▸ Objective:
In this exercise, print only the lines of the records below from the one with "Give me the Plotly source for this chart." through the one with "label_log_lum = 5.895", inclusive. Pictures are not part of the copy.

▸ Dataset records:
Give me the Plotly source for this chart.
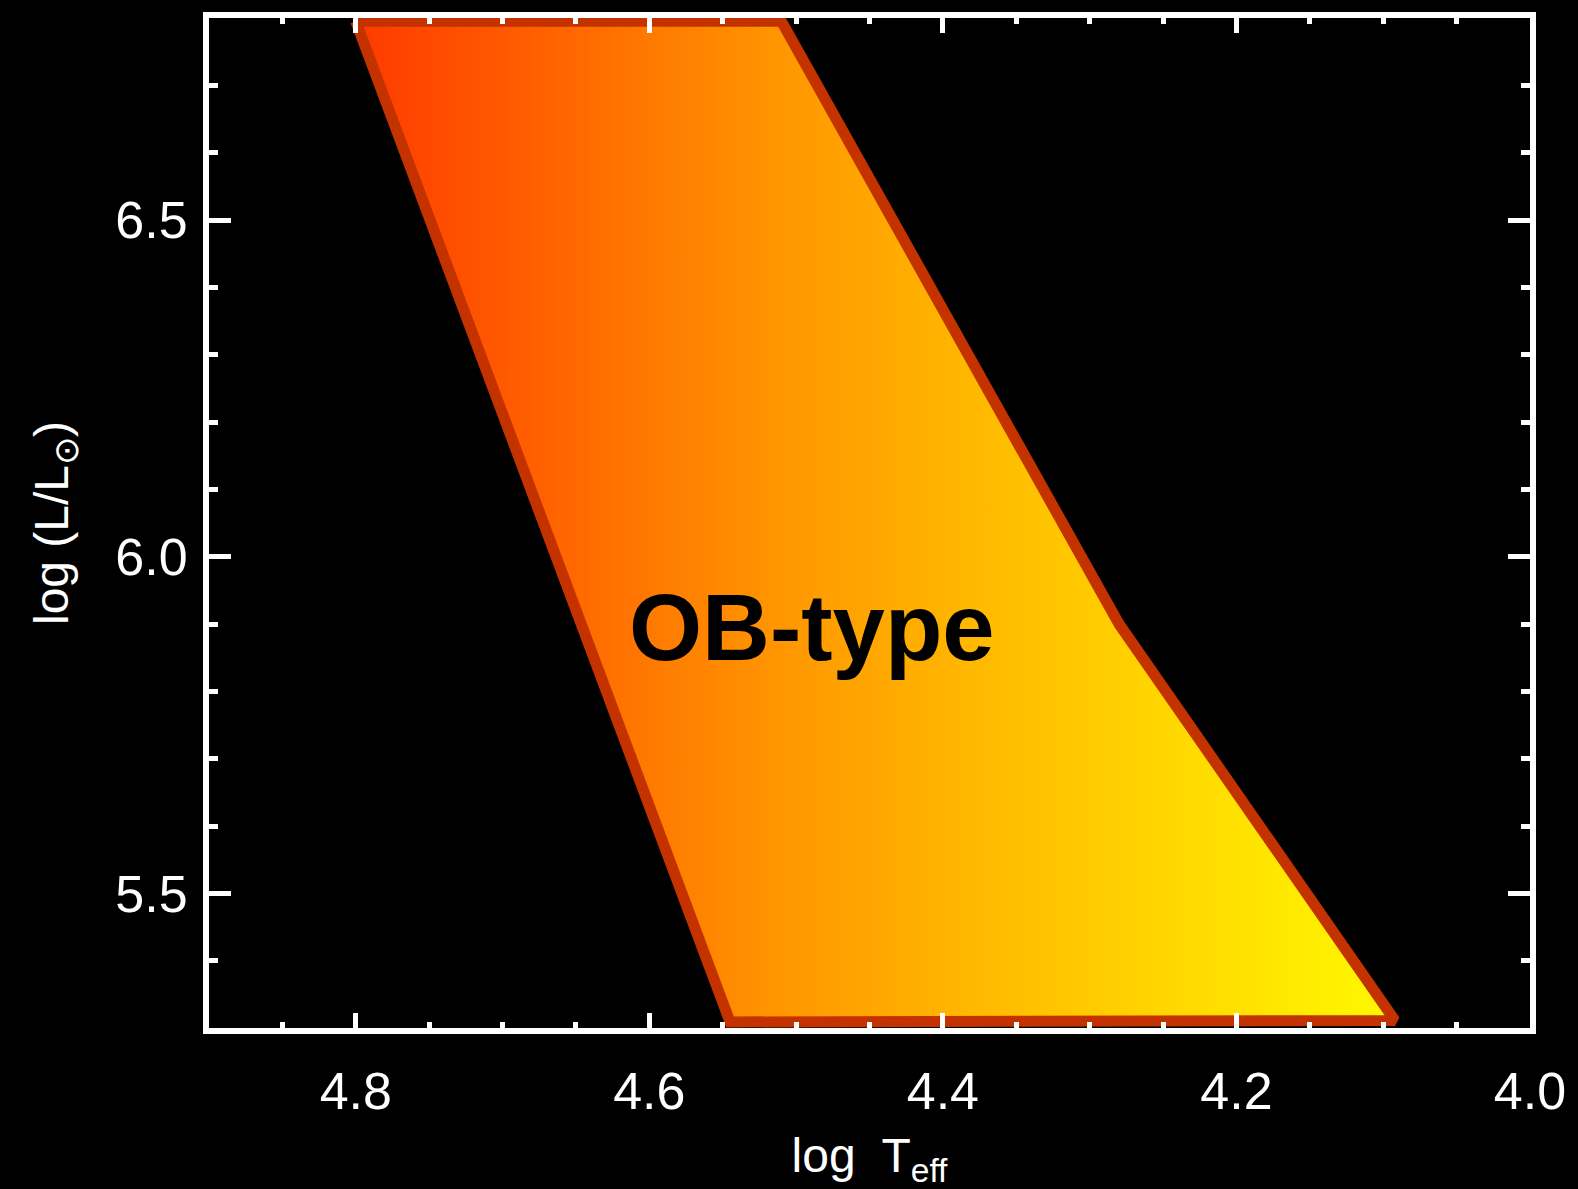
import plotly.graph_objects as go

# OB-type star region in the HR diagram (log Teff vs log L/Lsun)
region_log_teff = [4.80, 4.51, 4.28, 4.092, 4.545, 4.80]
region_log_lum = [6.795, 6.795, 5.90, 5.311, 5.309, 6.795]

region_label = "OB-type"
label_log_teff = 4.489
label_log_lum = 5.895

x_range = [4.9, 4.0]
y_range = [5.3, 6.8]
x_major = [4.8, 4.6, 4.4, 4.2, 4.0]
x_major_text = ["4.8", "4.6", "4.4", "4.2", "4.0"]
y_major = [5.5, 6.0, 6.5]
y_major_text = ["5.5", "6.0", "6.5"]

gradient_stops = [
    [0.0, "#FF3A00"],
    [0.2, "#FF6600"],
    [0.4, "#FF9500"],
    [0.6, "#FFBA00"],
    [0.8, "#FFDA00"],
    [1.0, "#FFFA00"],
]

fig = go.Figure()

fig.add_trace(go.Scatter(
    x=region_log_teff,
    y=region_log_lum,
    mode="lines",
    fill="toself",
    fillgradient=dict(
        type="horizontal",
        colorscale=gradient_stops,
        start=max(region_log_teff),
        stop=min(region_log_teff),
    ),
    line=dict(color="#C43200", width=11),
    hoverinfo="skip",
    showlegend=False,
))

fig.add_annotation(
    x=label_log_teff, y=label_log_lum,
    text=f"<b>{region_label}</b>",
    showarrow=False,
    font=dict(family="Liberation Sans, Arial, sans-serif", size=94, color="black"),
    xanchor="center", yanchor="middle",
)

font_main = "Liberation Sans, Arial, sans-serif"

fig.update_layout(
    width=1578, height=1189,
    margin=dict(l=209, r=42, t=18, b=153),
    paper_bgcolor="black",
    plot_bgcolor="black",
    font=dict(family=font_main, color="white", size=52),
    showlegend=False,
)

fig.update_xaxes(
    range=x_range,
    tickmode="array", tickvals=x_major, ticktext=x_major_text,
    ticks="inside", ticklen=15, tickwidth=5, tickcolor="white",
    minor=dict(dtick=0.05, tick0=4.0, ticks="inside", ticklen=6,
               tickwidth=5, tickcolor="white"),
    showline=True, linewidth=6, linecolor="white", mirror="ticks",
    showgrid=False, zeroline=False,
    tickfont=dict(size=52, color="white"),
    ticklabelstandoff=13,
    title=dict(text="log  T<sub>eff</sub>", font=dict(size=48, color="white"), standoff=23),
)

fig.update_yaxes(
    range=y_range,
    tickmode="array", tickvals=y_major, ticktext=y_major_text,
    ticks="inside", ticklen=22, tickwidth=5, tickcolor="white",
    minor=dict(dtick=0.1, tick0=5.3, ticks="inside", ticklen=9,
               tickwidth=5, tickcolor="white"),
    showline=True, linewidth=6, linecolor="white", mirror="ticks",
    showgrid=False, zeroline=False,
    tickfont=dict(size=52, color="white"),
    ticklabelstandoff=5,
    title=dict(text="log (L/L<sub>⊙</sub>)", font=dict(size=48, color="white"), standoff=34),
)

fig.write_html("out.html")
--
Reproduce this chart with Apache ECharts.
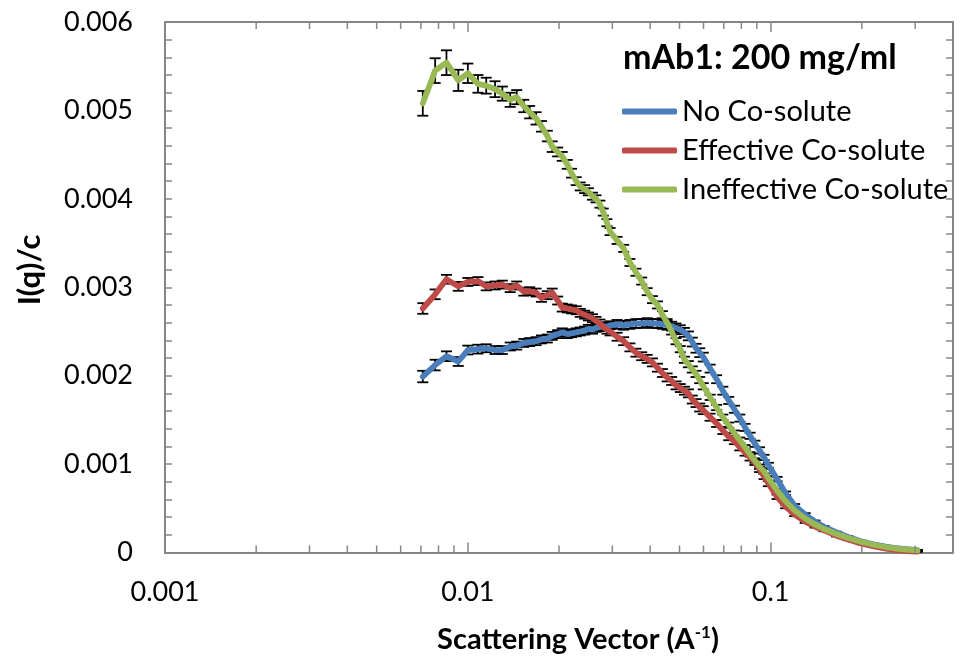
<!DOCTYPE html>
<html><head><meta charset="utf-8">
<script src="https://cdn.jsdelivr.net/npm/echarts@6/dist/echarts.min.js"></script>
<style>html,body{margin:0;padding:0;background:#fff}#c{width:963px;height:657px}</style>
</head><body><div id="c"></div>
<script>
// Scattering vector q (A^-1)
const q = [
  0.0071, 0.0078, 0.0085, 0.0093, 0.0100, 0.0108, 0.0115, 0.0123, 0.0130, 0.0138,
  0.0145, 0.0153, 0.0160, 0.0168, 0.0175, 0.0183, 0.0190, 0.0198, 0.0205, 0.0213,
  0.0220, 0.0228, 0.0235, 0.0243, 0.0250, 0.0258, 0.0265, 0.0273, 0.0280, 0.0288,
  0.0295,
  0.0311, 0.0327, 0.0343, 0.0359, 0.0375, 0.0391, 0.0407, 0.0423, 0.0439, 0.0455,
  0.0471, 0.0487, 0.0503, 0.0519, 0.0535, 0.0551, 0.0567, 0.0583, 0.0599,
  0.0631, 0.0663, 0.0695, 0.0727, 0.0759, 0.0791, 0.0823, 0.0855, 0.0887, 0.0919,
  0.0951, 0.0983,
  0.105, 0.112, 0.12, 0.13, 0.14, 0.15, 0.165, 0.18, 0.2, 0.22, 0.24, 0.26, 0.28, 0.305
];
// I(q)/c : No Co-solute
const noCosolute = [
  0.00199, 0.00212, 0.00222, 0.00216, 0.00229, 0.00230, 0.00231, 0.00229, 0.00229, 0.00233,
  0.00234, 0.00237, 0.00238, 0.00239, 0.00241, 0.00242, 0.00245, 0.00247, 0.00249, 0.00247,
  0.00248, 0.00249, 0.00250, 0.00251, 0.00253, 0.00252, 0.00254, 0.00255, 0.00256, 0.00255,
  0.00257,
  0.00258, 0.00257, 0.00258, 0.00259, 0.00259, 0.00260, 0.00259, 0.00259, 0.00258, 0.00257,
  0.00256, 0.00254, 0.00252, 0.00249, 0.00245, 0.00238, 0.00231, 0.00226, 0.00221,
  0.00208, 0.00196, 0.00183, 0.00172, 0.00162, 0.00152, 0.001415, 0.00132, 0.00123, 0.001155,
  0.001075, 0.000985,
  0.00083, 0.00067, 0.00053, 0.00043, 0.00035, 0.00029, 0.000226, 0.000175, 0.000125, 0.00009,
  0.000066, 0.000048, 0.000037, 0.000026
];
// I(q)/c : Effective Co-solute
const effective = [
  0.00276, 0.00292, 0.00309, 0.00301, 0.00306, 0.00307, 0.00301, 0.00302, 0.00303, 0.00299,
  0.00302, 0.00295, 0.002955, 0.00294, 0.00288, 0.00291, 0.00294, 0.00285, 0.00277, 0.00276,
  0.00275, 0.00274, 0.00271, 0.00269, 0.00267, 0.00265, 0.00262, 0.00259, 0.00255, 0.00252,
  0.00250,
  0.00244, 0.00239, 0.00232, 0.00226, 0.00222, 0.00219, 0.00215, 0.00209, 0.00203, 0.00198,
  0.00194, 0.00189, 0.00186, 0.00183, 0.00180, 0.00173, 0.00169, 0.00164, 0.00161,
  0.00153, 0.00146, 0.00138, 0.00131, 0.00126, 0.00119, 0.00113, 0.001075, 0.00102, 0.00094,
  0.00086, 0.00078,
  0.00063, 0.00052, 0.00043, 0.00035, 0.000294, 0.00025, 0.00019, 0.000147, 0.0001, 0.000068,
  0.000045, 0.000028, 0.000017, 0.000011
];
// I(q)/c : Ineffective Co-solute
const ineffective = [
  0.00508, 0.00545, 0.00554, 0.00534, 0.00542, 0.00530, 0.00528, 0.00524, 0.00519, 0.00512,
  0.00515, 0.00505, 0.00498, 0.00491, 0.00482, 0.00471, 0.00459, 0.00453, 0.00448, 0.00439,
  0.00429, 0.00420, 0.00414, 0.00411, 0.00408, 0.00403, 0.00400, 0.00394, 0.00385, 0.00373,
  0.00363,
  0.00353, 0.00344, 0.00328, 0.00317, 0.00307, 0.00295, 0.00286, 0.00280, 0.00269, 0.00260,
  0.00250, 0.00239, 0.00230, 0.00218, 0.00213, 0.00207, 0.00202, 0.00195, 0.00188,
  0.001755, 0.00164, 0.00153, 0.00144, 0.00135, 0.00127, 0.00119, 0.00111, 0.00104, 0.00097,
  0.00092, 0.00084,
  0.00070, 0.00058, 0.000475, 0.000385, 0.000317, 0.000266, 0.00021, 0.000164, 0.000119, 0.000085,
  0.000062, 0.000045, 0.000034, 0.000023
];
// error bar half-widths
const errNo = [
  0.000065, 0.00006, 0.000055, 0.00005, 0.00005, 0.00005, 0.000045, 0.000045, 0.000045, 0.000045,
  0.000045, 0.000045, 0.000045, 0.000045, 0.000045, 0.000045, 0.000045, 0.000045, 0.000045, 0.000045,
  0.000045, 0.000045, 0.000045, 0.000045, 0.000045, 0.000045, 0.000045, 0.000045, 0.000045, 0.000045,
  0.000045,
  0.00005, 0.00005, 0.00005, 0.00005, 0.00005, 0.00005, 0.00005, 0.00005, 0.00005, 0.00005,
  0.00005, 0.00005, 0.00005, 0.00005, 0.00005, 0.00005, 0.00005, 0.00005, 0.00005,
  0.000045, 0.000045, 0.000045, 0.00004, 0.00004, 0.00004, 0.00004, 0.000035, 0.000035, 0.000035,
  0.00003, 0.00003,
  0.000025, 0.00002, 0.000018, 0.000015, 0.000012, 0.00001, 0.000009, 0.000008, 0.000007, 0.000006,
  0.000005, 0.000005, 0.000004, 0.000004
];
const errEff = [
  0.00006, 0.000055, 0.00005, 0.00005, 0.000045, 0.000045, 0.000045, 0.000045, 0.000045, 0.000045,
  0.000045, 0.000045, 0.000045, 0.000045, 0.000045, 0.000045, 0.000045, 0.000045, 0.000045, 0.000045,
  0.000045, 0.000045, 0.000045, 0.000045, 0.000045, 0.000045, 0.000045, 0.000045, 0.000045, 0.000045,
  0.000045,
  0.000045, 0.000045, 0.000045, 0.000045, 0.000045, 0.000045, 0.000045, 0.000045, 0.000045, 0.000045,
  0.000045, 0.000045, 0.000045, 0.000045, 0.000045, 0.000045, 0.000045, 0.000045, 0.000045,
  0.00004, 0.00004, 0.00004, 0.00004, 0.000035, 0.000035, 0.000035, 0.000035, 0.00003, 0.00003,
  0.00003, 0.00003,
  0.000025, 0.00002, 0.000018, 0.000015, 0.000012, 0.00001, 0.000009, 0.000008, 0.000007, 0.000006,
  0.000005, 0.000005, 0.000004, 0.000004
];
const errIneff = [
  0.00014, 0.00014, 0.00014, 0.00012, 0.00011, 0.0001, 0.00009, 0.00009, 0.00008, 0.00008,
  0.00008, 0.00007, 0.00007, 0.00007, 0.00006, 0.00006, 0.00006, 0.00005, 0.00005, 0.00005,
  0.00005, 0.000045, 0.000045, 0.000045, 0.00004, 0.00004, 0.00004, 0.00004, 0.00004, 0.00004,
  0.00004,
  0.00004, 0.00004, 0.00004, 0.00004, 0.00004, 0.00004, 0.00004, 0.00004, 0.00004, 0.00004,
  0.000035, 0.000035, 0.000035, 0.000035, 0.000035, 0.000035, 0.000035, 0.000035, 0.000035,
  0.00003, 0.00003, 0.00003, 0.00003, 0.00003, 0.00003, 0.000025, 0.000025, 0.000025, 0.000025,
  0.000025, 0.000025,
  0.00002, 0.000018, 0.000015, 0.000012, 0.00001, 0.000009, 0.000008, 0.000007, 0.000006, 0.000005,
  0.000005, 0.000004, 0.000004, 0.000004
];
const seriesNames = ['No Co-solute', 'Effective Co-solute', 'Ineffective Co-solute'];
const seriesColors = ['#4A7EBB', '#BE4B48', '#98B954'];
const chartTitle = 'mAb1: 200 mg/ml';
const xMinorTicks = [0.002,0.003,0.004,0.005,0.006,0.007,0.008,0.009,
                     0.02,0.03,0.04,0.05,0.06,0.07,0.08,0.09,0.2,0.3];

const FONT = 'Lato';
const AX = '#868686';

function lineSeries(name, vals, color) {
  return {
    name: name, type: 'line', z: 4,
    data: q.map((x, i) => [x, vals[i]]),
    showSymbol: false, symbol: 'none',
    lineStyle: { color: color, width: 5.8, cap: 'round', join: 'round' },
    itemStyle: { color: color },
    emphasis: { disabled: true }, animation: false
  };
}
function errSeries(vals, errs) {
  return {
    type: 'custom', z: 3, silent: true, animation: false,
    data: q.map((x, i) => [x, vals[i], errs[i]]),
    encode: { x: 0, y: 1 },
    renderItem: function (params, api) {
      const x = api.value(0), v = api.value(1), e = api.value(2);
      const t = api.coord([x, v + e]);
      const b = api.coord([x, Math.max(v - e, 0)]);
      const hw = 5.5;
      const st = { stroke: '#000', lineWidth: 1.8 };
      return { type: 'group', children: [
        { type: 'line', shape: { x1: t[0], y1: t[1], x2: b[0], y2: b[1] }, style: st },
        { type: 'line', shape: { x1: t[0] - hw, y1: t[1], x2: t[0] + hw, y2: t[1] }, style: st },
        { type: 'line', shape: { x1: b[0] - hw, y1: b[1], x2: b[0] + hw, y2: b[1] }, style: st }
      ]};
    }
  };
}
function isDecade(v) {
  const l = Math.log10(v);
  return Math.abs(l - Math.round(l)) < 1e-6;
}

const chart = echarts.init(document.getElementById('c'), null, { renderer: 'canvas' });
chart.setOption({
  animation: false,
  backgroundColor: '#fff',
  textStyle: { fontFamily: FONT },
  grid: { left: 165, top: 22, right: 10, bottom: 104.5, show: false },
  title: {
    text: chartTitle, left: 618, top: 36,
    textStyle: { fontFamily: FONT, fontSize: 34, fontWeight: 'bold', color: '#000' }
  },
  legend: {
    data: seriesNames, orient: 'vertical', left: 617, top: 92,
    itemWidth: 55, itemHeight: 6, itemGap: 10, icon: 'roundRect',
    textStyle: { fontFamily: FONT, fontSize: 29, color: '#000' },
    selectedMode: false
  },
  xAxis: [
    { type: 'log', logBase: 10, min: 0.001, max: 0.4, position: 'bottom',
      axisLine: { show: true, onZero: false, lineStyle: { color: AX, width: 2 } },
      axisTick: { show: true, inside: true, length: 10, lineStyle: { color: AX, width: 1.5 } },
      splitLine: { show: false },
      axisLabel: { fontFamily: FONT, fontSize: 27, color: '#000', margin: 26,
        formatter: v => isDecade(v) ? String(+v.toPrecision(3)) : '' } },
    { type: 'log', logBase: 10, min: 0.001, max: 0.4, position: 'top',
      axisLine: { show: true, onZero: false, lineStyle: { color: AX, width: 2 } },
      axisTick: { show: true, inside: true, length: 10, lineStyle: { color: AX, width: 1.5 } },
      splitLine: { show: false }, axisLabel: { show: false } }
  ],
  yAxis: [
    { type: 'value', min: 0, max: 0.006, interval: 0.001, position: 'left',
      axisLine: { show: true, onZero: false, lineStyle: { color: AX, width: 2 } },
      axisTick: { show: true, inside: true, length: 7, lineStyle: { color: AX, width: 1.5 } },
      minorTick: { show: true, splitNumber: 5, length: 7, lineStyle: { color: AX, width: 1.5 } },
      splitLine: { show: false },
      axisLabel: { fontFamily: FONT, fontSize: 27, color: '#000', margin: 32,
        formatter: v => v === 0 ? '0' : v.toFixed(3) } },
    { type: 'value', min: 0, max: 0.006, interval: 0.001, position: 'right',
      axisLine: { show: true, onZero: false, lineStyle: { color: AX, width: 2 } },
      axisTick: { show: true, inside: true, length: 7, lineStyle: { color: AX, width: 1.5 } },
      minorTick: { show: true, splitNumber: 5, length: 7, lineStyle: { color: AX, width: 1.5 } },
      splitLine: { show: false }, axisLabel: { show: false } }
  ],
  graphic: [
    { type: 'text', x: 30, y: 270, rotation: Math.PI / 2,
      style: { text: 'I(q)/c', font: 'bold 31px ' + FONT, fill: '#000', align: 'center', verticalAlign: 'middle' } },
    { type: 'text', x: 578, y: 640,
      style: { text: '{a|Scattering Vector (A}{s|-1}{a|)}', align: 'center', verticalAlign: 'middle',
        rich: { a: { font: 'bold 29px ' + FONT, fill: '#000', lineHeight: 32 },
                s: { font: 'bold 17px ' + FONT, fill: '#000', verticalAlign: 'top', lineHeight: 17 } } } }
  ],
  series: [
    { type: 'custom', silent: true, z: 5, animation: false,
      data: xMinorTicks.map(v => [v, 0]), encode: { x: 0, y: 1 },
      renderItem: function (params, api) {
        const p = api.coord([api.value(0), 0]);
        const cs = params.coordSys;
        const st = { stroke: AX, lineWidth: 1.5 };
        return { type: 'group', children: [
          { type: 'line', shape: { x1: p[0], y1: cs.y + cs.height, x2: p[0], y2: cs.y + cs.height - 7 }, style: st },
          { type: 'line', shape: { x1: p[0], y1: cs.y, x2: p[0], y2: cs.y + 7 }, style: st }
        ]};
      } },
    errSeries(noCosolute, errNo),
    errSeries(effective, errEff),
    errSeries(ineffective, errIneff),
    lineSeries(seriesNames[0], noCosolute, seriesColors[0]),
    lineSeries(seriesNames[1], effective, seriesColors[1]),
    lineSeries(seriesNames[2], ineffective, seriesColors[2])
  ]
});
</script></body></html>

▸ Task result:
Give me the Plotly source for this chart.
import plotly.graph_objects as go

# OB-type star region in the HR diagram (log Teff vs log L/Lsun)
region_log_teff = [4.80, 4.51, 4.28, 4.092, 4.545, 4.80]
region_log_lum = [6.795, 6.795, 5.90, 5.311, 5.309, 6.795]

region_label = "OB-type"
label_log_teff = 4.489
label_log_lum = 5.895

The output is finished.